Start of Data supplied
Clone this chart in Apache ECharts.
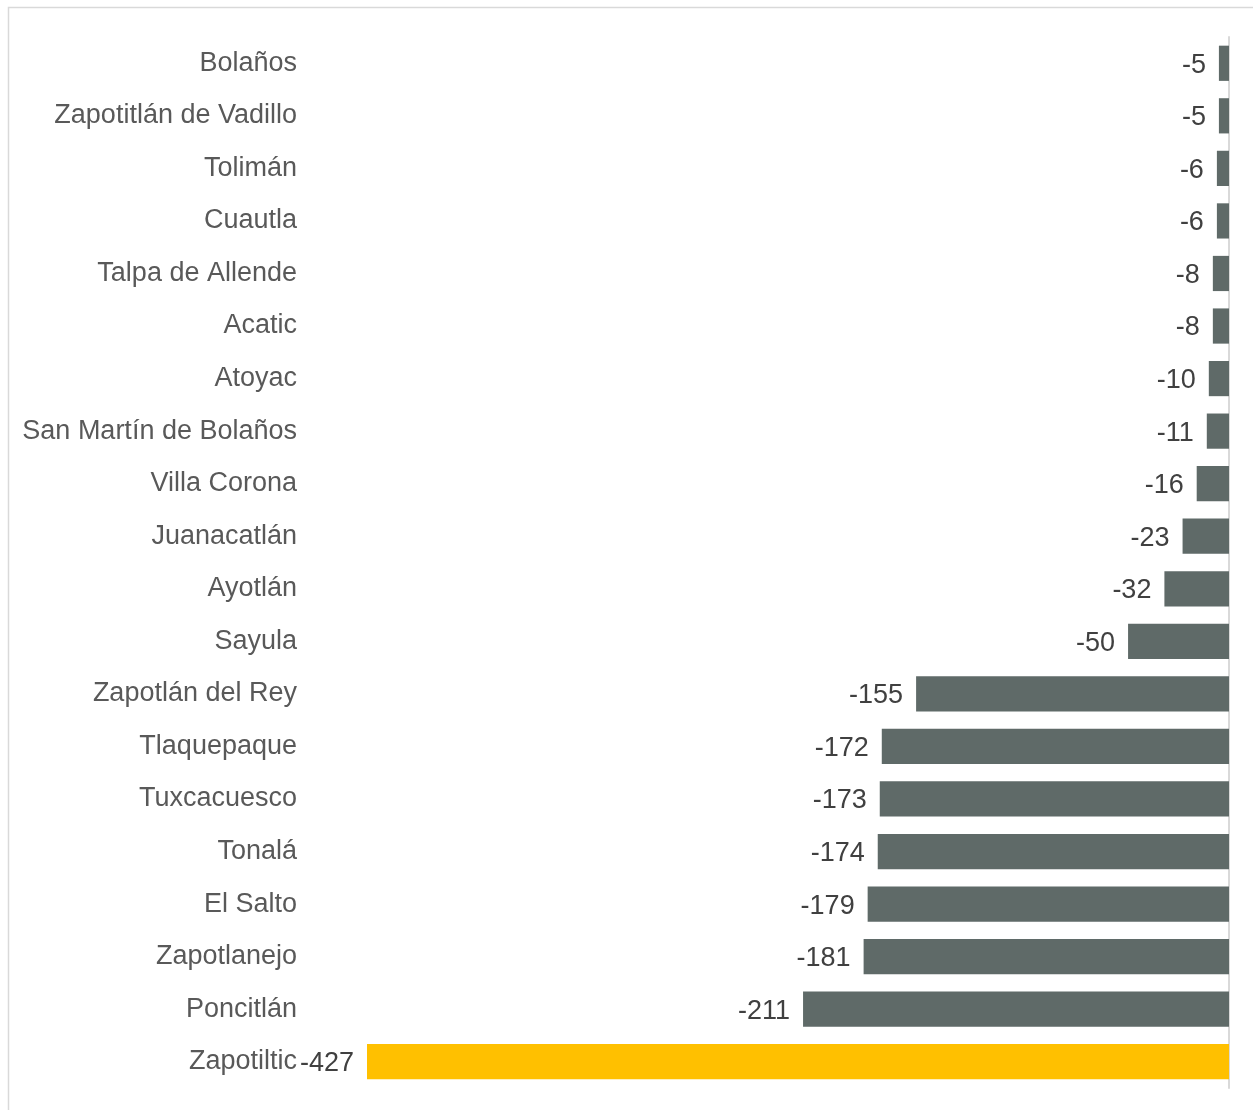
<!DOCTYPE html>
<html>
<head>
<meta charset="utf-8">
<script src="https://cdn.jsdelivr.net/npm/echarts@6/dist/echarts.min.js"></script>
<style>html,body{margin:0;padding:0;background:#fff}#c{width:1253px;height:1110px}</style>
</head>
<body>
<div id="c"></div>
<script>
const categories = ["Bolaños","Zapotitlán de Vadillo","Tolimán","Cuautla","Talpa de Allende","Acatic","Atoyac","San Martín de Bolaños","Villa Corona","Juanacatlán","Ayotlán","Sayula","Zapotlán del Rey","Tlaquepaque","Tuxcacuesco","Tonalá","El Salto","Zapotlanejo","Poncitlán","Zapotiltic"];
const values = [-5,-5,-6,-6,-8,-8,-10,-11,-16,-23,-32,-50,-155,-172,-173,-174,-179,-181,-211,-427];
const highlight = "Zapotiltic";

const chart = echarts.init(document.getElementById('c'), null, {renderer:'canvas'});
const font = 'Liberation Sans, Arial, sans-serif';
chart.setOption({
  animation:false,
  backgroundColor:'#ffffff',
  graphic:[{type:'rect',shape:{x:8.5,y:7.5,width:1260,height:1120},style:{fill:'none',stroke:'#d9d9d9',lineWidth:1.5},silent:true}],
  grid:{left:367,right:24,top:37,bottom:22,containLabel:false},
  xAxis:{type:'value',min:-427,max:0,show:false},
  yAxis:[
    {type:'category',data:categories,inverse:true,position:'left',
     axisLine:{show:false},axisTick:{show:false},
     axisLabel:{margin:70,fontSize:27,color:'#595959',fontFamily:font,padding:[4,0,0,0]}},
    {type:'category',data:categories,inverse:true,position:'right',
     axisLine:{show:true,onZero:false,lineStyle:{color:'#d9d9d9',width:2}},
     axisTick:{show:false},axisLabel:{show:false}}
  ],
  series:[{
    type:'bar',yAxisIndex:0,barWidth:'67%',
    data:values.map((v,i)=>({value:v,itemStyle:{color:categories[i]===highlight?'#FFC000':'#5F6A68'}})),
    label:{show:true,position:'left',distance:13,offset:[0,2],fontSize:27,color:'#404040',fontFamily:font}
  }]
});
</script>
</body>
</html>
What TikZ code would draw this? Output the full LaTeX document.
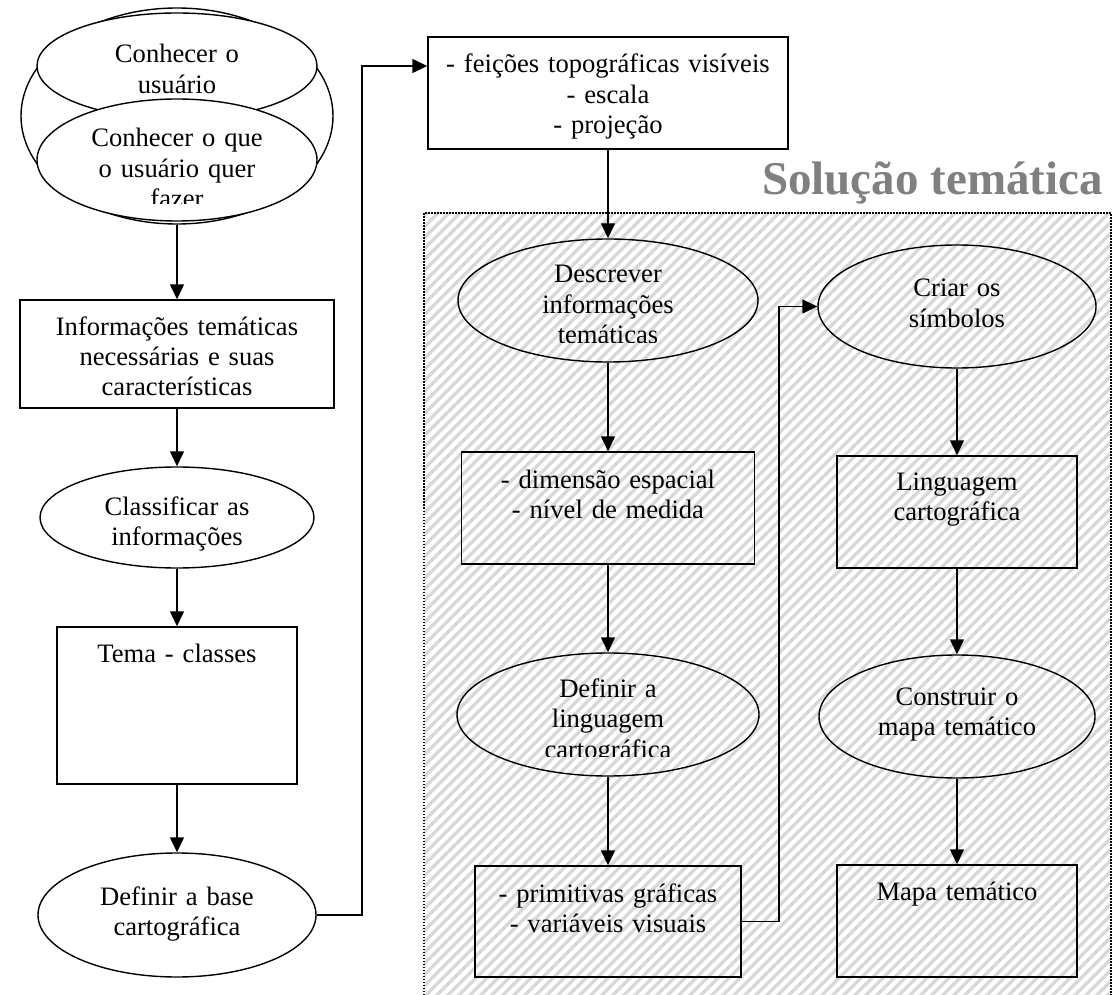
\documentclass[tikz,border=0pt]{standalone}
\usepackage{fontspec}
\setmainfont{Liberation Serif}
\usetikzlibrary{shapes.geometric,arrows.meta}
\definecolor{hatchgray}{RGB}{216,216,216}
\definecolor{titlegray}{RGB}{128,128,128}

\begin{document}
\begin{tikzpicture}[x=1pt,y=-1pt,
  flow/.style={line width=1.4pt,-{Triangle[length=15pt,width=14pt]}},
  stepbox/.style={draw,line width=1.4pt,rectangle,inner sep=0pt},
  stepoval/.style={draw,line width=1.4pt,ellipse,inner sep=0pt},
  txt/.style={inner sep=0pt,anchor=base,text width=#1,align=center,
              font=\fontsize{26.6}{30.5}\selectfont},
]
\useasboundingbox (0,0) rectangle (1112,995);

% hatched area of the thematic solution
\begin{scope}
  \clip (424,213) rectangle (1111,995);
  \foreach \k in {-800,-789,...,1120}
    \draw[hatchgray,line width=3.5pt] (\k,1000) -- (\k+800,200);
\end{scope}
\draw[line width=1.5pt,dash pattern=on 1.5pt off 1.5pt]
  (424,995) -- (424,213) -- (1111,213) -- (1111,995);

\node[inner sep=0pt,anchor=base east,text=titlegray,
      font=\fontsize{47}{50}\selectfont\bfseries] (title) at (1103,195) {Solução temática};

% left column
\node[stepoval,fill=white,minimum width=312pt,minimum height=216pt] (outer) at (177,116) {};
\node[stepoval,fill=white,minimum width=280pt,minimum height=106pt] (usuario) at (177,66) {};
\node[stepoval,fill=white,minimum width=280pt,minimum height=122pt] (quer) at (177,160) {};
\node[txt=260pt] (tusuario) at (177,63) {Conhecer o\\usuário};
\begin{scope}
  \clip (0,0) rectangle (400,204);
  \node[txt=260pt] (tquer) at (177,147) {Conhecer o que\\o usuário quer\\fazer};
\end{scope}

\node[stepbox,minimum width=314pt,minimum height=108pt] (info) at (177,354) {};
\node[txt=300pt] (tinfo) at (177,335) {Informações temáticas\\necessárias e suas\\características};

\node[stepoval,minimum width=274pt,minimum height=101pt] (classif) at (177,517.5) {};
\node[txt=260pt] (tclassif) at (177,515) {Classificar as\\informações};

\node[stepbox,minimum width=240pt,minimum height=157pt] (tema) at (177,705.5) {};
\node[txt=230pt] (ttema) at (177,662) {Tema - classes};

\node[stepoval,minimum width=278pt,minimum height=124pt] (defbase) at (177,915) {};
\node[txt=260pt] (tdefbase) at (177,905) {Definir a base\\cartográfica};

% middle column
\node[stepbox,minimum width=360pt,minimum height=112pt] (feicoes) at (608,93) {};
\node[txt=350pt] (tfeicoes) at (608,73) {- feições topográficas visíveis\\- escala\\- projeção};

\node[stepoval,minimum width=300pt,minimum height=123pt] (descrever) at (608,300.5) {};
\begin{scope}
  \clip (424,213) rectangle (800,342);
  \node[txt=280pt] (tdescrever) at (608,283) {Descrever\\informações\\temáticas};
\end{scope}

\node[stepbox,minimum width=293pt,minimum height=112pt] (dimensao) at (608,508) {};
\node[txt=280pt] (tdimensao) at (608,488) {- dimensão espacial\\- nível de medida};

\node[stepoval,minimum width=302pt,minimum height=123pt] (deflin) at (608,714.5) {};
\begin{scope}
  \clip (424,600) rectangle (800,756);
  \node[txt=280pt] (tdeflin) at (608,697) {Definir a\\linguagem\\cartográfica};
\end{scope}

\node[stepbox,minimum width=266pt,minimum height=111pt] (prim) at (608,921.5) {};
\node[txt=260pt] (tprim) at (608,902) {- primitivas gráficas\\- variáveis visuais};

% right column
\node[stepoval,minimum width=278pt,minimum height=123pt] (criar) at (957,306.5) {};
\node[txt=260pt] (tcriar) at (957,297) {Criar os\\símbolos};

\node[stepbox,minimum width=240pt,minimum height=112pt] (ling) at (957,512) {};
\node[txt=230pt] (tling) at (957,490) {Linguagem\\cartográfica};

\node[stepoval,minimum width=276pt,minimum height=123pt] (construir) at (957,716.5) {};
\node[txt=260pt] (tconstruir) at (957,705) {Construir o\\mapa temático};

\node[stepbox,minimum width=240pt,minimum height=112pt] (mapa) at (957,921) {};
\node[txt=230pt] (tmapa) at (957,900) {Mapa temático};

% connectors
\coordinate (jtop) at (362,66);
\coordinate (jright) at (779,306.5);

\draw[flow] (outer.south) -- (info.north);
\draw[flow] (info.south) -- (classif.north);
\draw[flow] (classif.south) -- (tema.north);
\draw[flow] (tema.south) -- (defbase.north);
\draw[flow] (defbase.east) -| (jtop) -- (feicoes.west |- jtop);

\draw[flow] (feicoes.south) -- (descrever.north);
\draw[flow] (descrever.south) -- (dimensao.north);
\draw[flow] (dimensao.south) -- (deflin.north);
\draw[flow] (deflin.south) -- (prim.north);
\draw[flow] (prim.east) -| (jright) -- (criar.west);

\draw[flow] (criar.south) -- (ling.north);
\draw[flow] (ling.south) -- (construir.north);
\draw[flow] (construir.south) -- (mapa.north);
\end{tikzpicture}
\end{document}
End of Data supplied
- [What is needed]
Take the records above and transcribe them exactly, dropping every picture.

- [Written answer]
Clone this chart in Apache ECharts.
<!DOCTYPE html>
<html>
<head>
<meta charset="utf-8">
<script src="https://cdn.jsdelivr.net/npm/echarts@6/dist/echarts.min.js"></script>
<style>html,body{margin:0;padding:0;background:#fff}#c{width:1253px;height:1110px}</style>
</head>
<body>
<div id="c"></div>
<script>
const categories = ["Bolaños","Zapotitlán de Vadillo","Tolimán","Cuautla","Talpa de Allende","Acatic","Atoyac","San Martín de Bolaños","Villa Corona","Juanacatlán","Ayotlán","Sayula","Zapotlán del Rey","Tlaquepaque","Tuxcacuesco","Tonalá","El Salto","Zapotlanejo","Poncitlán","Zapotiltic"];
const values = [-5,-5,-6,-6,-8,-8,-10,-11,-16,-23,-32,-50,-155,-172,-173,-174,-179,-181,-211,-427];
const highlight = "Zapotiltic";

const chart = echarts.init(document.getElementById('c'), null, {renderer:'canvas'});
const font = 'Liberation Sans, Arial, sans-serif';
chart.setOption({
  animation:false,
  backgroundColor:'#ffffff',
  graphic:[{type:'rect',shape:{x:8.5,y:7.5,width:1260,height:1120},style:{fill:'none',stroke:'#d9d9d9',lineWidth:1.5},silent:true}],
  grid:{left:367,right:24,top:37,bottom:22,containLabel:false},
  xAxis:{type:'value',min:-427,max:0,show:false},
  yAxis:[
    {type:'category',data:categories,inverse:true,position:'left',
     axisLine:{show:false},axisTick:{show:false},
     axisLabel:{margin:70,fontSize:27,color:'#595959',fontFamily:font,padding:[4,0,0,0]}},
    {type:'category',data:categories,inverse:true,position:'right',
     axisLine:{show:true,onZero:false,lineStyle:{color:'#d9d9d9',width:2}},
     axisTick:{show:false},axisLabel:{show:false}}
  ],
  series:[{
    type:'bar',yAxisIndex:0,barWidth:'67%',
    data:values.map((v,i)=>({value:v,itemStyle:{color:categories[i]===highlight?'#FFC000':'#5F6A68'}})),
    label:{show:true,position:'left',distance:13,offset:[0,2],fontSize:27,color:'#404040',fontFamily:font}
  }]
});
</script>
</body>
</html>
What TikZ code would draw this? Output the full LaTeX document.
\documentclass[tikz,border=0pt]{standalone}
\usepackage{fontspec}
\setmainfont{Liberation Serif}
\usetikzlibrary{shapes.geometric,arrows.meta}
\definecolor{hatchgray}{RGB}{216,216,216}
\definecolor{titlegray}{RGB}{128,128,128}

\begin{document}
\begin{tikzpicture}[x=1pt,y=-1pt,
  flow/.style={line width=1.4pt,-{Triangle[length=15pt,width=14pt]}},
  stepbox/.style={draw,line width=1.4pt,rectangle,inner sep=0pt},
  stepoval/.style={draw,line width=1.4pt,ellipse,inner sep=0pt},
  txt/.style={inner sep=0pt,anchor=base,text width=#1,align=center,
              font=\fontsize{26.6}{30.5}\selectfont},
]
\useasboundingbox (0,0) rectangle (1112,995);

% hatched area of the thematic solution
\begin{scope}
  \clip (424,213) rectangle (1111,995);
  \foreach \k in {-800,-789,...,1120}
    \draw[hatchgray,line width=3.5pt] (\k,1000) -- (\k+800,200);
\end{scope}
\draw[line width=1.5pt,dash pattern=on 1.5pt off 1.5pt]
  (424,995) -- (424,213) -- (1111,213) -- (1111,995);

\node[inner sep=0pt,anchor=base east,text=titlegray,
      font=\fontsize{47}{50}\selectfont\bfseries] (title) at (1103,195) {Solução temática};

% left column
\node[stepoval,fill=white,minimum width=312pt,minimum height=216pt] (outer) at (177,116) {};
\node[stepoval,fill=white,minimum width=280pt,minimum height=106pt] (usuario) at (177,66) {};
\node[stepoval,fill=white,minimum width=280pt,minimum height=122pt] (quer) at (177,160) {};
\node[txt=260pt] (tusuario) at (177,63) {Conhecer o\\usuário};
\begin{scope}
  \clip (0,0) rectangle (400,204);
  \node[txt=260pt] (tquer) at (177,147) {Conhecer o que\\o usuário quer\\fazer};
\end{scope}

\node[stepbox,minimum width=314pt,minimum height=108pt] (info) at (177,354) {};
\node[txt=300pt] (tinfo) at (177,335) {Informações temáticas\\necessárias e suas\\características};

\node[stepoval,minimum width=274pt,minimum height=101pt] (classif) at (177,517.5) {};
\node[txt=260pt] (tclassif) at (177,515) {Classificar as\\informações};

\node[stepbox,minimum width=240pt,minimum height=157pt] (tema) at (177,705.5) {};
\node[txt=230pt] (ttema) at (177,662) {Tema - classes};

\node[stepoval,minimum width=278pt,minimum height=124pt] (defbase) at (177,915) {};
\node[txt=260pt] (tdefbase) at (177,905) {Definir a base\\cartográfica};

% middle column
\node[stepbox,minimum width=360pt,minimum height=112pt] (feicoes) at (608,93) {};
\node[txt=350pt] (tfeicoes) at (608,73) {- feições topográficas visíveis\\- escala\\- projeção};

\node[stepoval,minimum width=300pt,minimum height=123pt] (descrever) at (608,300.5) {};
\begin{scope}
  \clip (424,213) rectangle (800,342);
  \node[txt=280pt] (tdescrever) at (608,283) {Descrever\\informações\\temáticas};
\end{scope}

\node[stepbox,minimum width=293pt,minimum height=112pt] (dimensao) at (608,508) {};
\node[txt=280pt] (tdimensao) at (608,488) {- dimensão espacial\\- nível de medida};

\node[stepoval,minimum width=302pt,minimum height=123pt] (deflin) at (608,714.5) {};
\begin{scope}
  \clip (424,600) rectangle (800,756);
  \node[txt=280pt] (tdeflin) at (608,697) {Definir a\\linguagem\\cartográfica};
\end{scope}

\node[stepbox,minimum width=266pt,minimum height=111pt] (prim) at (608,921.5) {};
\node[txt=260pt] (tprim) at (608,902) {- primitivas gráficas\\- variáveis visuais};

% right column
\node[stepoval,minimum width=278pt,minimum height=123pt] (criar) at (957,306.5) {};
\node[txt=260pt] (tcriar) at (957,297) {Criar os\\símbolos};

\node[stepbox,minimum width=240pt,minimum height=112pt] (ling) at (957,512) {};
\node[txt=230pt] (tling) at (957,490) {Linguagem\\cartográfica};

\node[stepoval,minimum width=276pt,minimum height=123pt] (construir) at (957,716.5) {};
\node[txt=260pt] (tconstruir) at (957,705) {Construir o\\mapa temático};

\node[stepbox,minimum width=240pt,minimum height=112pt] (mapa) at (957,921) {};
\node[txt=230pt] (tmapa) at (957,900) {Mapa temático};

% connectors
\coordinate (jtop) at (362,66);
\coordinate (jright) at (779,306.5);

\draw[flow] (outer.south) -- (info.north);
\draw[flow] (info.south) -- (classif.north);
\draw[flow] (classif.south) -- (tema.north);
\draw[flow] (tema.south) -- (defbase.north);
\draw[flow] (defbase.east) -| (jtop) -- (feicoes.west |- jtop);

\draw[flow] (feicoes.south) -- (descrever.north);
\draw[flow] (descrever.south) -- (dimensao.north);
\draw[flow] (dimensao.south) -- (deflin.north);
\draw[flow] (deflin.south) -- (prim.north);
\draw[flow] (prim.east) -| (jright) -- (criar.west);

\draw[flow] (criar.south) -- (ling.north);
\draw[flow] (ling.south) -- (construir.north);
\draw[flow] (construir.south) -- (mapa.north);
\end{tikzpicture}
\end{document}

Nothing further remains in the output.